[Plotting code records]

— START —

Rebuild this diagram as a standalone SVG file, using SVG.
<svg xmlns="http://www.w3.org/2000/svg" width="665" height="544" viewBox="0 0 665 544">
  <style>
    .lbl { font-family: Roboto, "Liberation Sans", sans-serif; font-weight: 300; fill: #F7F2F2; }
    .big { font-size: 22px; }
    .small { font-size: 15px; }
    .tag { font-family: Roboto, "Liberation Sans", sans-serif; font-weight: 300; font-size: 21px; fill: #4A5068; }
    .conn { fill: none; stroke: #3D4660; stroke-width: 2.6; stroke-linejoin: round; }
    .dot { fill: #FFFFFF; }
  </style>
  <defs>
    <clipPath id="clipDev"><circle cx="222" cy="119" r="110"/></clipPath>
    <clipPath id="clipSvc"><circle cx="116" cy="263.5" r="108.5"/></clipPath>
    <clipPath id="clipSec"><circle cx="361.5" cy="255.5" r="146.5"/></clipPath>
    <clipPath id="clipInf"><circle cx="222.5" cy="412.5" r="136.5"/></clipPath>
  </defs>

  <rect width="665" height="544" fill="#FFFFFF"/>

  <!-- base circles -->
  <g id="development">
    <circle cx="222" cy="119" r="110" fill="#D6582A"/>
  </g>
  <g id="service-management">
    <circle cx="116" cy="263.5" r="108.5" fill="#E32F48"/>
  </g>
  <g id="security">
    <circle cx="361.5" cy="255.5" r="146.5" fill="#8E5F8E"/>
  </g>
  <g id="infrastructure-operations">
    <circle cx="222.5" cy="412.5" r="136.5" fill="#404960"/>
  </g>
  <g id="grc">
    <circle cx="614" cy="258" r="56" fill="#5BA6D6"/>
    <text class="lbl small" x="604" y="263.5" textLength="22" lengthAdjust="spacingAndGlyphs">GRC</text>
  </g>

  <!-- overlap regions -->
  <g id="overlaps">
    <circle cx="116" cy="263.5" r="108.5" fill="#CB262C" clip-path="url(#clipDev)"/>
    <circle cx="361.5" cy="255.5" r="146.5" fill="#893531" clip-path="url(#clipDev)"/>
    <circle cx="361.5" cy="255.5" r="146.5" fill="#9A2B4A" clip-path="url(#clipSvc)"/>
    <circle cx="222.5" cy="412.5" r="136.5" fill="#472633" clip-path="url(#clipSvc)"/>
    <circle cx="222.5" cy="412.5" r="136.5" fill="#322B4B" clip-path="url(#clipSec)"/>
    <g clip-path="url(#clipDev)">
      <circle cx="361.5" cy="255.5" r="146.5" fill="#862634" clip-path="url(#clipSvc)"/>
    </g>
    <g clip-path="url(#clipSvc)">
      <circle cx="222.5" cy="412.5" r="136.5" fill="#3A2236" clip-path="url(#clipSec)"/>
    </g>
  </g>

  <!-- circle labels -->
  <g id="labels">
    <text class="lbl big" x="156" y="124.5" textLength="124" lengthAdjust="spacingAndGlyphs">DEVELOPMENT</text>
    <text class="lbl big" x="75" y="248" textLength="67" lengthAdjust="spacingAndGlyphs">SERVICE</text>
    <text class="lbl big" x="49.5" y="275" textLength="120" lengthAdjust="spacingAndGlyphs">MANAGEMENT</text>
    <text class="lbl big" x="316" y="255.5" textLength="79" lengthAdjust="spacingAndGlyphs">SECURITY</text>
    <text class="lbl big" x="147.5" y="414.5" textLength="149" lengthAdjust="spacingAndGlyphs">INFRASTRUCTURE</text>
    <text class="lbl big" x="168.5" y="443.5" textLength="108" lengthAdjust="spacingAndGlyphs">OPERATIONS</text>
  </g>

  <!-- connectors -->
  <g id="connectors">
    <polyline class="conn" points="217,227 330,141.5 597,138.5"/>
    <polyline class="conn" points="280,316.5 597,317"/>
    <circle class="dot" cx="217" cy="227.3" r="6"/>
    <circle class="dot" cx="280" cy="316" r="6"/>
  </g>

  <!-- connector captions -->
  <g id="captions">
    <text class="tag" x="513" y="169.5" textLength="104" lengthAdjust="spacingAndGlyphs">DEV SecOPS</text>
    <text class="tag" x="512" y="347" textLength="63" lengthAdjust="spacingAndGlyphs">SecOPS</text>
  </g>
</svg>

— END —
— START —

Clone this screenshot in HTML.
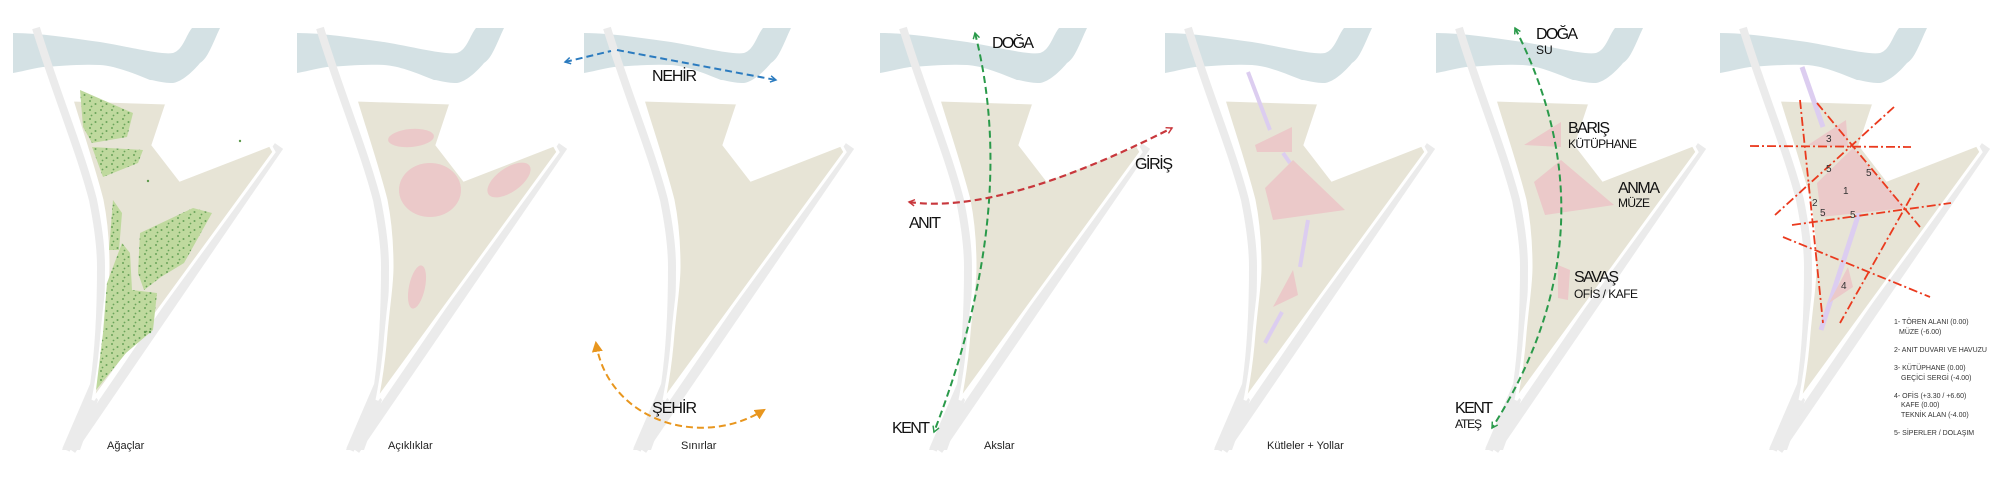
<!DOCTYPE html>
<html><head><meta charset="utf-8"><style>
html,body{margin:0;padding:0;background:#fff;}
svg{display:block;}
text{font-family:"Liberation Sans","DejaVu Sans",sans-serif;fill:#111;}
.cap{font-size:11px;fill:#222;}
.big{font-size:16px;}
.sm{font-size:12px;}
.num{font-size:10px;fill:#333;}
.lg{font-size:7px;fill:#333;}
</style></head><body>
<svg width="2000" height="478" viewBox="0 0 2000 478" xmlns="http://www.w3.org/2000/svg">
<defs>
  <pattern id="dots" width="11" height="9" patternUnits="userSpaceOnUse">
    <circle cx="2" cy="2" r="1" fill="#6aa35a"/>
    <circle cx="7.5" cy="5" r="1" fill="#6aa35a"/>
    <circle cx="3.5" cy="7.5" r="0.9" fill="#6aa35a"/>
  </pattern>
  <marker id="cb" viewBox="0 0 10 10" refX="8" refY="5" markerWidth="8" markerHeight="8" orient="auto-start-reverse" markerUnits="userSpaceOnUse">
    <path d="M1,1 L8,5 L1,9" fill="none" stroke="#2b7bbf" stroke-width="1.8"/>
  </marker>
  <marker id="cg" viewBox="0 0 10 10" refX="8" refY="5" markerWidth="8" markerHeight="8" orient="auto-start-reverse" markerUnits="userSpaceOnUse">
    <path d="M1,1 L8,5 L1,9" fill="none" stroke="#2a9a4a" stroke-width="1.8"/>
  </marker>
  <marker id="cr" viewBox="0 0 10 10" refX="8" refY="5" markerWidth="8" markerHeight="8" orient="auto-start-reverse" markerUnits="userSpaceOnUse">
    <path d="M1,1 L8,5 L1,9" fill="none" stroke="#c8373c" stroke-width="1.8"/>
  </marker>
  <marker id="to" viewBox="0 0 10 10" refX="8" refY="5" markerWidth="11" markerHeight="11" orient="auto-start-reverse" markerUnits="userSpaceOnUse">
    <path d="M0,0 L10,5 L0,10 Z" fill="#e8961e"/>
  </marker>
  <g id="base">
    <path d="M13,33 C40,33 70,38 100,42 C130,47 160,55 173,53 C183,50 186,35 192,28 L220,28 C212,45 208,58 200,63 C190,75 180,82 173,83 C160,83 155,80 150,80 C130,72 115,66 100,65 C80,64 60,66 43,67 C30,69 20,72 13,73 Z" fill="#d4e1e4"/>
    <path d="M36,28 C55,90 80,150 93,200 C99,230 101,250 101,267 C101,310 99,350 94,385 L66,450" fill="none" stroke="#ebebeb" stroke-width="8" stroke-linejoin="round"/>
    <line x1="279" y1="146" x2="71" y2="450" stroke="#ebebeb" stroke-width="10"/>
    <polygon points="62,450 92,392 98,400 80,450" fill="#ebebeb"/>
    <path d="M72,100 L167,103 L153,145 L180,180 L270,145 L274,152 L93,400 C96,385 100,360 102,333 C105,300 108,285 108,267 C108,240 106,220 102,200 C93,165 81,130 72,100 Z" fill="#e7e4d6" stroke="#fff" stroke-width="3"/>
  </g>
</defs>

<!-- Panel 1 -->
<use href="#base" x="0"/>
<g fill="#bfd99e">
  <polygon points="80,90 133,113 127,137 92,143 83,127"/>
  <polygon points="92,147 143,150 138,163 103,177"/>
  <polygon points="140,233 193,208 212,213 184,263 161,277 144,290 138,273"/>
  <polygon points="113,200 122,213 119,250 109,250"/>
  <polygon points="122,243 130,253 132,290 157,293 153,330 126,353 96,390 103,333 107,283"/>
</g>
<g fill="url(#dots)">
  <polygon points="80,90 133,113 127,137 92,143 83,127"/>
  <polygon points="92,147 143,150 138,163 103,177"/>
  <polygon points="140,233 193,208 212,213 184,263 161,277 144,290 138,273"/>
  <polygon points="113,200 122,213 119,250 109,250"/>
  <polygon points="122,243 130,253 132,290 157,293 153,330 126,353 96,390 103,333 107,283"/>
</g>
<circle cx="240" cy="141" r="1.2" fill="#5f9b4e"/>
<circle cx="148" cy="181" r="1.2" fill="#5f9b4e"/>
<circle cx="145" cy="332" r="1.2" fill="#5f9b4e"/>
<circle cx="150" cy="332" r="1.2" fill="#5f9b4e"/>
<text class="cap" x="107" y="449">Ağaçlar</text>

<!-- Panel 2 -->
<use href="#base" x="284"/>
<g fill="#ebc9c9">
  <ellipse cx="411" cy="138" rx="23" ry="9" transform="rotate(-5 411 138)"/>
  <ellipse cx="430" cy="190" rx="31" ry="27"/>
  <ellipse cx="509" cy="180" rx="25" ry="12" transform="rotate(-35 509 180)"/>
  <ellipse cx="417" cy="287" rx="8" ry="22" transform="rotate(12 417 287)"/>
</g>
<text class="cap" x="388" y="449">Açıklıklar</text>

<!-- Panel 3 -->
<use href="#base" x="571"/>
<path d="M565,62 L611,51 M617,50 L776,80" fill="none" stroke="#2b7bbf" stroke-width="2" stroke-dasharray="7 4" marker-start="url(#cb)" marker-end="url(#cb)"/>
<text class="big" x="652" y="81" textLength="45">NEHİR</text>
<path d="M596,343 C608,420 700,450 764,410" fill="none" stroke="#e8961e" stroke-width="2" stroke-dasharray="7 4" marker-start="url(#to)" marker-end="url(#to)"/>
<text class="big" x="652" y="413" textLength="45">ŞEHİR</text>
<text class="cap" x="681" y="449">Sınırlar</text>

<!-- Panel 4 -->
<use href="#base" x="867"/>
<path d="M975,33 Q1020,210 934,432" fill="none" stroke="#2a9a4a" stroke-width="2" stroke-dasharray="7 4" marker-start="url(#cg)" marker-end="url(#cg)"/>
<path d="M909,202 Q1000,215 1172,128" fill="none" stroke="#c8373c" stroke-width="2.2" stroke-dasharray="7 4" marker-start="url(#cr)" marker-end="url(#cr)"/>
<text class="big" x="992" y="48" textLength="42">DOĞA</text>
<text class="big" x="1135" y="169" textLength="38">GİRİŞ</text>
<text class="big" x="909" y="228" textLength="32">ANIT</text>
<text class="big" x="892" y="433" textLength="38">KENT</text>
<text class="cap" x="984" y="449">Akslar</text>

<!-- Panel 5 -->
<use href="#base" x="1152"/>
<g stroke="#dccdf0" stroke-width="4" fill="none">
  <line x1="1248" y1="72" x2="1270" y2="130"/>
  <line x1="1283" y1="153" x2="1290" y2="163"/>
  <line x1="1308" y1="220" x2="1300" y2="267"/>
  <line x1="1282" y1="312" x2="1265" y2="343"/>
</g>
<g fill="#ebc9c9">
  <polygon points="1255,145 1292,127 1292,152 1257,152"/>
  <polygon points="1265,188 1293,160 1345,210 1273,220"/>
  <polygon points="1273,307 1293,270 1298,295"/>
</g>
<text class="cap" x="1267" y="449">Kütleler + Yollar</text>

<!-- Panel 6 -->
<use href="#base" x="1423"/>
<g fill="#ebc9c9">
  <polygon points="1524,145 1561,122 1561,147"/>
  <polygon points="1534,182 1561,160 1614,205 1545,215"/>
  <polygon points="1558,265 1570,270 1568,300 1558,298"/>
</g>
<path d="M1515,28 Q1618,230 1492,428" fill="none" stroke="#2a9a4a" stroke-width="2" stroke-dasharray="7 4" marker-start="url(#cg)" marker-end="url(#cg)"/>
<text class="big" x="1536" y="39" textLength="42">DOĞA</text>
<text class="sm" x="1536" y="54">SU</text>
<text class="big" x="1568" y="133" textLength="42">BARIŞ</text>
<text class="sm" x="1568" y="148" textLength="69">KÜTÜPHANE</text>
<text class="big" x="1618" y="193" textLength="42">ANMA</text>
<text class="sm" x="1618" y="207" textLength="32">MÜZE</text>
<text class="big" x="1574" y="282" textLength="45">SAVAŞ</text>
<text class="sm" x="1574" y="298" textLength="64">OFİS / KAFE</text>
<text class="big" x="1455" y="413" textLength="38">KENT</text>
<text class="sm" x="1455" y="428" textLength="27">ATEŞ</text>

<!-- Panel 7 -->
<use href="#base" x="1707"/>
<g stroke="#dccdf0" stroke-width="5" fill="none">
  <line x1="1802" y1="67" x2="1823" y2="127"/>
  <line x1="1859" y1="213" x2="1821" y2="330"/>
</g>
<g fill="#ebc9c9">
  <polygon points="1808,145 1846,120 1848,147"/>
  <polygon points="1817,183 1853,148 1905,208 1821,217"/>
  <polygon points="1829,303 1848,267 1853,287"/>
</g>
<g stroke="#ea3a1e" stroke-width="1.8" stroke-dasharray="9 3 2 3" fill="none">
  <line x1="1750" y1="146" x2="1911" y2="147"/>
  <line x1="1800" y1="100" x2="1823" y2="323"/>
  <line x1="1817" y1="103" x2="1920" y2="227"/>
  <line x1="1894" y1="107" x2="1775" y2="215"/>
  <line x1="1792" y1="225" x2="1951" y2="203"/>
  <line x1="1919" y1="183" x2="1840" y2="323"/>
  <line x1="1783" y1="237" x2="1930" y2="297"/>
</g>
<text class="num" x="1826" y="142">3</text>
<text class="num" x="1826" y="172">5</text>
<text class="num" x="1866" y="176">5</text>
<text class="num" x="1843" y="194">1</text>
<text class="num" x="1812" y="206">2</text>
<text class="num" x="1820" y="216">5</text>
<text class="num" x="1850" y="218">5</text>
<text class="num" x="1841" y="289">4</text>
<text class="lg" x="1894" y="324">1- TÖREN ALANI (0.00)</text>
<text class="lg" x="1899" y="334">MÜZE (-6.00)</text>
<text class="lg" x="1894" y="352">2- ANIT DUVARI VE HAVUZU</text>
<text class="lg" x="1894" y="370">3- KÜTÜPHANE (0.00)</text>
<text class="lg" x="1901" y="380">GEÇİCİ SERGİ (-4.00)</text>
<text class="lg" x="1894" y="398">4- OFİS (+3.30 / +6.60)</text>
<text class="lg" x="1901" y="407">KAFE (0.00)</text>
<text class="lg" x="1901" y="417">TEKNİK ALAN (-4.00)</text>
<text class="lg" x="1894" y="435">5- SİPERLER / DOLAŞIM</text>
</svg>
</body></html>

— END —
— START —

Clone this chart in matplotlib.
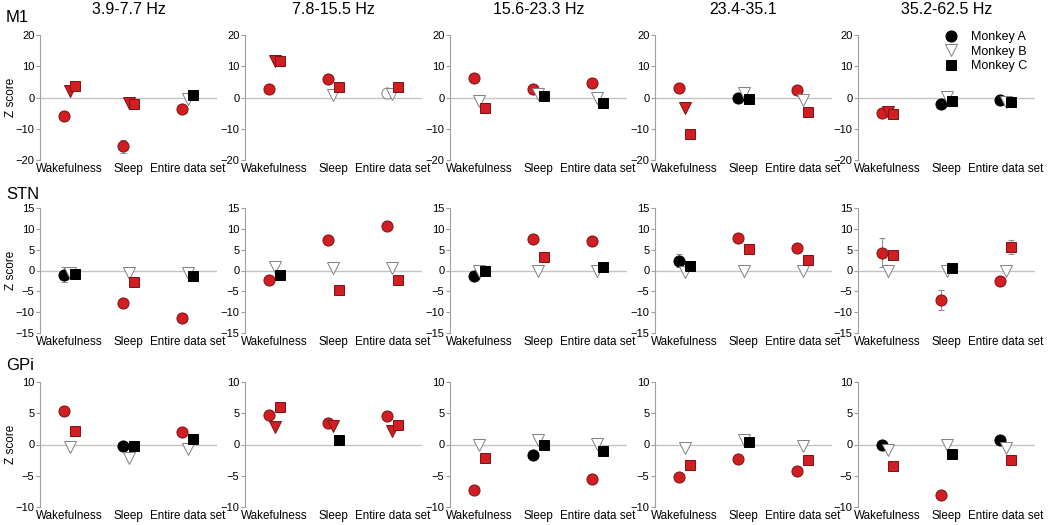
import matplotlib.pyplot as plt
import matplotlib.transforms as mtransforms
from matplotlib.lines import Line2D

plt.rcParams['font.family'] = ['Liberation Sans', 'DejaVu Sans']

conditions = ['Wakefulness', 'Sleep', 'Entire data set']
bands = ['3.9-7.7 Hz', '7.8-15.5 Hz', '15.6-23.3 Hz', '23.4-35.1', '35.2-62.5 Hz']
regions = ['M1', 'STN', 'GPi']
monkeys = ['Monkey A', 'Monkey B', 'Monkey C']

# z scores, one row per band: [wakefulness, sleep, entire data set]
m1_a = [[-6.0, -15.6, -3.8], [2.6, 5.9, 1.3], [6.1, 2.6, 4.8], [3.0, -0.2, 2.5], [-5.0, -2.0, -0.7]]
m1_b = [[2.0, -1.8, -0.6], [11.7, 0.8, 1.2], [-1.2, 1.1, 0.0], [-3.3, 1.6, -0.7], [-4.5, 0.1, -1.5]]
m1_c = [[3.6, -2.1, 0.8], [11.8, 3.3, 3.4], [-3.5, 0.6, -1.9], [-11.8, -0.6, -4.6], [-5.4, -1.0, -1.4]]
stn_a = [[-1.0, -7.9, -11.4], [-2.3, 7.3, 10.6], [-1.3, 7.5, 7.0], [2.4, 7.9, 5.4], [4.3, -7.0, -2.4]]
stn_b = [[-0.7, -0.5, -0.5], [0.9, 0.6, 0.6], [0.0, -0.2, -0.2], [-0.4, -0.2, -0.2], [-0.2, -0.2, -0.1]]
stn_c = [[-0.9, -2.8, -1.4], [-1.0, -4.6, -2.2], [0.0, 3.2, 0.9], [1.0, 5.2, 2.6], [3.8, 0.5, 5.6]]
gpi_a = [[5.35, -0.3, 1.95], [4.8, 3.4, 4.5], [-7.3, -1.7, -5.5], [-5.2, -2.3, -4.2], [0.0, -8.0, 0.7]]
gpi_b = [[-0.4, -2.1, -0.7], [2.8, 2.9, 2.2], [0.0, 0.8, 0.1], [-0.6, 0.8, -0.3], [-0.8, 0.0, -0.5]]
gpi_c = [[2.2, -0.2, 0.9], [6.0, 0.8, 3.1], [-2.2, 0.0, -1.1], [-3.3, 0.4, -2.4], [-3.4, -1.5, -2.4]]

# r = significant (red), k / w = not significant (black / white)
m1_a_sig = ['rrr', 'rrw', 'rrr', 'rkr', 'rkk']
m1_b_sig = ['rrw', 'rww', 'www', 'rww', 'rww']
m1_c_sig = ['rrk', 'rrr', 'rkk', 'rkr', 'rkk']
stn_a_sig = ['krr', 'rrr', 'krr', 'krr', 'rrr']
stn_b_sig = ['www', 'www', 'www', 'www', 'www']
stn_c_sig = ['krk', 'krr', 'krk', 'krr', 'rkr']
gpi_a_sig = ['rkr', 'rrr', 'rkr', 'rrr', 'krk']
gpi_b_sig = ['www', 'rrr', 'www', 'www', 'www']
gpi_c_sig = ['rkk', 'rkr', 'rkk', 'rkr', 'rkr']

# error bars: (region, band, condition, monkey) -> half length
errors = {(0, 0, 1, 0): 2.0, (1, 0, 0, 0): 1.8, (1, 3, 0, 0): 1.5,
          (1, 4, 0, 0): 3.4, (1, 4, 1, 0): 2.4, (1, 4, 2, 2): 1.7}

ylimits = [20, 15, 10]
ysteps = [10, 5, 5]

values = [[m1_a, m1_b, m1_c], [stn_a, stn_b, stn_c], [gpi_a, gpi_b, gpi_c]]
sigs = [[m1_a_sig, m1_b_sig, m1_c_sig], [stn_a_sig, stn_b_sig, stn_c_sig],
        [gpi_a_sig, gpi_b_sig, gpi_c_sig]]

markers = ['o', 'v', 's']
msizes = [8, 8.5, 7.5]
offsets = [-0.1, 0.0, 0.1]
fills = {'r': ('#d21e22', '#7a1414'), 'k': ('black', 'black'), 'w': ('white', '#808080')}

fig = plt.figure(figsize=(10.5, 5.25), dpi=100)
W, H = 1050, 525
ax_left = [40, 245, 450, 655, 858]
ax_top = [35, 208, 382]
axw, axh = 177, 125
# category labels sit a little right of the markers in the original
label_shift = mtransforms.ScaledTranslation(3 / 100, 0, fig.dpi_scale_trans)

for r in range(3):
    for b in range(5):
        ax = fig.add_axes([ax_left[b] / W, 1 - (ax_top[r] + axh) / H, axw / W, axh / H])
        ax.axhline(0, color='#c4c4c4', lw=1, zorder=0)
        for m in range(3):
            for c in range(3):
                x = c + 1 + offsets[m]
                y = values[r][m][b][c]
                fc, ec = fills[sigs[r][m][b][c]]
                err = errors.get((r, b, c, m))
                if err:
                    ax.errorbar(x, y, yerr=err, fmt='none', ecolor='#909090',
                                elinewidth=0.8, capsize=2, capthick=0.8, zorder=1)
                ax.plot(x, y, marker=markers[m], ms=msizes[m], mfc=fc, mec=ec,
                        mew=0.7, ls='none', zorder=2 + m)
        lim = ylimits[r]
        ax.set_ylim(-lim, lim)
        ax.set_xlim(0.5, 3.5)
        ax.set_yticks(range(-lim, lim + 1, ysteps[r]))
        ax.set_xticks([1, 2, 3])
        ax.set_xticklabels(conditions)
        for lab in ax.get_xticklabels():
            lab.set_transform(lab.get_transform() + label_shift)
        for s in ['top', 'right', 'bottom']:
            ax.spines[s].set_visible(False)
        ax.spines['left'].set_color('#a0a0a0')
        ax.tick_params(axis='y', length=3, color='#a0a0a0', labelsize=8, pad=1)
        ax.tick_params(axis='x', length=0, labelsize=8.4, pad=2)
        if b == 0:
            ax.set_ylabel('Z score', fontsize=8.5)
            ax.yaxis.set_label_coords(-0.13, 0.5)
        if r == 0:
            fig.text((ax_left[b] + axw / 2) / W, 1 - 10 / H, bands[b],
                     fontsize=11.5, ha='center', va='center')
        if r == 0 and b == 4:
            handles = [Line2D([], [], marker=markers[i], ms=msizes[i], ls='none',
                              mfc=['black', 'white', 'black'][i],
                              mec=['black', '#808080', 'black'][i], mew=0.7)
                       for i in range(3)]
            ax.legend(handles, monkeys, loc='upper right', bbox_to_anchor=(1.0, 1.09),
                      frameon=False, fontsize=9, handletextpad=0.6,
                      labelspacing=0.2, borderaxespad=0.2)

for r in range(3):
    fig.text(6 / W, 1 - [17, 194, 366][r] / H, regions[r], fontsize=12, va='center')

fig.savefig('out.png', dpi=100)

— END —

◆ Objective ◆
Find the lines that include the string "this", then copy each of them.

◆ Written answer ◆
Rebuild this diagram as a standalone SVG file, using SVG.
Clone this screenshot in HTML.
Clone this chart in matplotlib.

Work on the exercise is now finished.